What was interesting for me was the relationship of the spontaneous music and the growth of the image painted on canvas. In fact the players, in turn, were responding to the way the image was evolving during performance. So a truly muti-disciplinary event took place. The degree of collaboration also improved as the number of canvases grew! By about the fifth one the trio were working well together.

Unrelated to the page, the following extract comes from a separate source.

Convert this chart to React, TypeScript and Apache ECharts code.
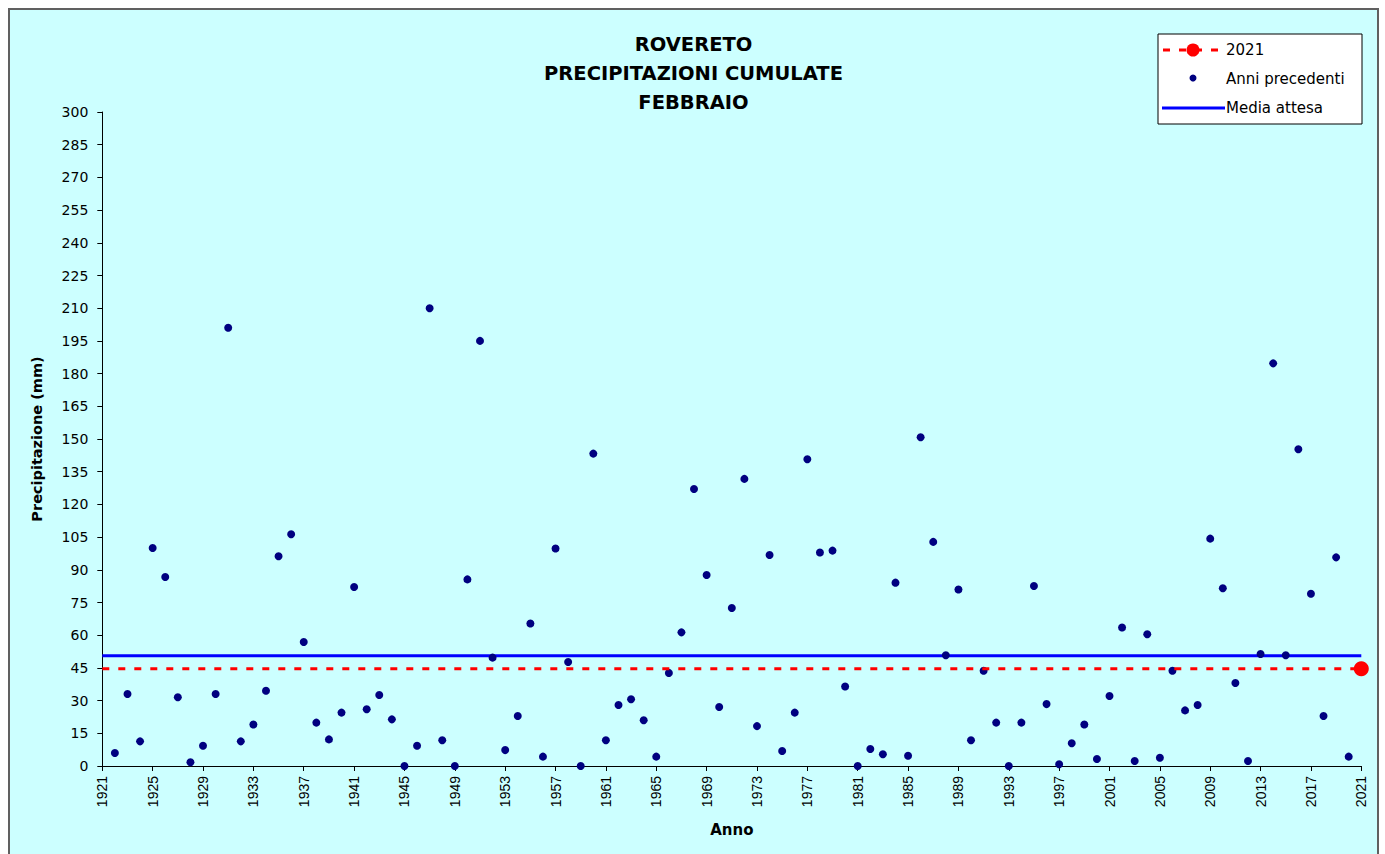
import React, { useEffect, useRef } from "react";
import * as echarts from "echarts";

// ---- Data ----
const FIRST_YEAR = 1921;
const LAST_YEAR = 2021;
const CATEGORIES: string[] = Array.from(
  { length: LAST_YEAR - FIRST_YEAR + 1 },
  (_, i) => String(FIRST_YEAR + i)
);

const PREV_YEARS: number[] = [
  1922, 1923, 1924, 1925, 1926, 1927, 1928, 1929, 1930, 1931,
  1932, 1933, 1934, 1935, 1936, 1937, 1938, 1939, 1940, 1941,
  1942, 1943, 1944, 1945, 1946, 1947, 1948, 1949, 1950, 1951,
  1952, 1953, 1954, 1955, 1956, 1957, 1958, 1959, 1960, 1961,
  1962, 1963, 1964, 1965, 1966, 1967, 1968, 1969, 1970, 1971,
  1972, 1973, 1974, 1975, 1976, 1977, 1978, 1979, 1980, 1981,
  1982, 1983, 1984, 1985, 1986, 1987, 1988, 1989, 1990, 1991,
  1992, 1993, 1994, 1995, 1996, 1997, 1998, 1999, 2000, 2001,
  2002, 2003, 2004, 2005, 2006, 2007, 2008, 2009, 2010, 2011,
  2012, 2013, 2014, 2015, 2016, 2017, 2018, 2019, 2020,
];

const PREV_VALUES: number[] = [
  6, 33, 11.3, 100, 86.7, 31.5, 1.7, 9.3, 33, 201,
  11.3, 19, 34.5, 96.2, 106.3, 56.9, 19.9, 12.2, 24.5, 82.1,
  26, 32.6, 21.4, 0, 9.3, 210, 11.8, 0, 85.6, 195,
  49.7, 7.3, 22.9, 65.4, 4.3, 99.8, 47.7, 0, 143.3, 11.8,
  28, 30.6, 21, 4.3, 42.7, 61.3, 127.1, 87.6, 27.1, 72.5,
  131.7, 18.3, 96.8, 6.9, 24.5, 140.7, 97.9, 98.8, 36.5, 0,
  7.8, 5.4, 84.1, 4.7, 150.8, 102.8, 50.8, 81, 11.8, 43.7,
  19.9, 0, 19.9, 82.6, 28.4, 0.8, 10.4, 19, 3.2, 32.1,
  63.5, 2.3, 60.4, 3.8, 43.7, 25.5, 28, 104.3, 81.5, 38.1,
  2.3, 51.4, 184.7, 50.8, 145.3, 79, 22.9, 95.7, 4.3,
];

const CURRENT_YEAR = 2021;
const CURRENT_VALUE = 44.6;
const MEAN_VALUE = 50.6;

const TITLE_LINES = ["ROVERETO", "PRECIPITAZIONI CUMULATE", "FEBBRAIO"];
const LEGEND_LABELS = ["2021", "Anni precedenti", "Media attesa"];

const Y_MIN = 0;
const Y_MAX = 300;
const Y_STEP = 15;

export default function App() {
  const ref = useRef<HTMLDivElement>(null);

  useEffect(() => {
    if (!ref.current) return;
    const chart = echarts.init(ref.current, undefined, { renderer: "svg" });

    const lx = 1148;
    const ly = 24;
    const legendGraphic: any[] = [
      {
        type: "rect",
        shape: { x: lx, y: ly, width: 204, height: 90 },
        style: { fill: "#ffffff", stroke: "#000000", lineWidth: 1 },
        z: 100,
      },
      {
        type: "line",
        shape: { x1: lx + 5, y1: ly + 16, x2: lx + 66, y2: ly + 16 },
        style: { stroke: "#ff0000", lineWidth: 3, lineDash: [7, 9] },
        z: 101,
      },
      {
        type: "circle",
        shape: { cx: lx + 35, cy: ly + 16, r: 6.5 },
        style: { fill: "#ff0000" },
        z: 102,
      },
      {
        type: "circle",
        shape: { cx: lx + 35, cy: ly + 44, r: 3.5 },
        style: { fill: "#000080" },
        z: 102,
      },
      {
        type: "line",
        shape: { x1: lx + 4, y1: ly + 74, x2: lx + 67, y2: ly + 74 },
        style: { stroke: "#0000ff", lineWidth: 3 },
        z: 101,
      },
      ...LEGEND_LABELS.map((t, i) => ({
        type: "text",
        x: lx + 68,
        y: ly + 16 + i * 29,
        style: {
          text: t,
          fill: "#000000",
          font: "15px 'DejaVu Sans'",
          textVerticalAlign: "middle",
          verticalAlign: "middle",
        },
        z: 102,
      })),
    ];

    chart.setOption({
      animation: false,
      backgroundColor: "#ccffff",
      title: {
        text: TITLE_LINES.join("\n"),
        left: "center",
        top: 15,
        textStyle: {
          fontFamily: "DejaVu Sans",
          fontWeight: "bold",
          fontSize: 19.5,
          lineHeight: 29,
          color: "#000000",
        },
      },
      grid: { left: 92.3, right: 15.7, top: 102, bottom: 88 },
      xAxis: {
        type: "category",
        data: CATEGORIES,
        boundaryGap: false,
        name: "Anno",
        nameLocation: "middle",
        nameGap: 56,
        nameTextStyle: {
          fontFamily: "DejaVu Sans",
          fontWeight: "bold",
          fontSize: 15,
          color: "#000000",
        },
        axisLine: { lineStyle: { color: "#000000", width: 1 } },
        axisTick: { show: true, interval: 3, length: 5, lineStyle: { color: "#000000" } },
        axisLabel: {
          interval: 3,
          rotate: 90,
          margin: 10,
          fontFamily: "Liberation Sans",
          fontSize: 14,
          color: "#000000",
        },
        splitLine: { show: false },
      },
      yAxis: {
        type: "value",
        min: Y_MIN,
        max: Y_MAX,
        interval: Y_STEP,
        name: "Precipitazione (mm)",
        nameLocation: "middle",
        nameGap: 58,
        nameTextStyle: {
          fontFamily: "DejaVu Sans",
          fontWeight: "bold",
          fontSize: 14.5,
          color: "#000000",
        },
        axisLine: { show: true, lineStyle: { color: "#000000", width: 1 } },
        axisTick: { show: true, length: 5, lineStyle: { color: "#000000" } },
        axisLabel: {
          margin: 14,
          fontFamily: "DejaVu Sans",
          fontSize: 14,
          color: "#000000",
        },
        splitLine: { show: false },
      },
      series: [
        {
          name: "Media attesa",
          type: "line",
          data: [
            [String(FIRST_YEAR), MEAN_VALUE],
            [String(LAST_YEAR), MEAN_VALUE],
          ],
          symbol: "none",
          lineStyle: { color: "#0000ff", width: 3 },
          z: 2,
        },
        {
          name: "2021",
          type: "line",
          data: [
            { value: [String(FIRST_YEAR), CURRENT_VALUE], symbol: "none" },
            { value: [String(CURRENT_YEAR), CURRENT_VALUE], symbol: "circle" },
          ],
          symbol: "circle",
          symbolSize: 15,
          showSymbol: true,
          itemStyle: { color: "#ff0000", opacity: 1 },
          lineStyle: { color: "#ff0000", width: 3, type: [7, 9] },
          z: 4,
        },
        {
          name: "Anni precedenti",
          type: "scatter",
          data: PREV_YEARS.map((y, i) => [String(y), PREV_VALUES[i]]),
          symbol: "circle",
          symbolSize: 8,
          itemStyle: { color: "#000080", opacity: 1 },
          z: 3,
        },
      ],
      graphic: legendGraphic,
    });

    return () => chart.dispose();
  }, []);

  return (
    <div
      style={{
        position: "fixed",
        left: 8,
        top: 8,
        width: 1371,
        height: 846,
        boxSizing: "border-box",
        borderLeft: "2px solid #606060",
        borderTop: "2px solid #606060",
        borderRight: "2px solid #606060",
        background: "#ccffff",
      }}
    >
      <div ref={ref} style={{ width: 1367, height: 844 }} />
    </div>
  );
}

My thoughts on all this? Certainly an impressive shared experience for the audience (there were about 50 present, quite a good number for a contemporary music concert). It seems to me that the visual artist was, in some sense, recording the twists and turns of the music - in effect removing the element of TIME from the music and squashing its time sequence down on canvas as a 2D “flattened” representation (in colour). Thus it remains long after the acoustic music has finished. One question for me is: could these musicians later re-use the canvas as a “graphic score” to generate a second music performance? And if they could, could the artist also then paint a new canvas at the same time? The chain of events in this algorithm could be endless!!
Is this a genuine graphic score? Well, unlike conventional music notation, this canvas medium certainly seems too ambiguous for a detailed and EXACT note-by-note recreation of the performance - but it does capture a certain mood. I suspect that in the right hands and in the right circumstances musicians would be able to extract the implied mood and be inspired to make a new performance. I am sorry I don’t have a picture of one of the canvasses to show here.
Recording Sessions - Tortoise in Love
Recording sessions for the music soundtrack of the Guy Browning film “Tortoise in Love” at the RNCM (Manchester).
Culham Choir concert
Performance of Carol Lute-Song Lullaby by Culham Choir Christmas concert conducted by Andrew Darke.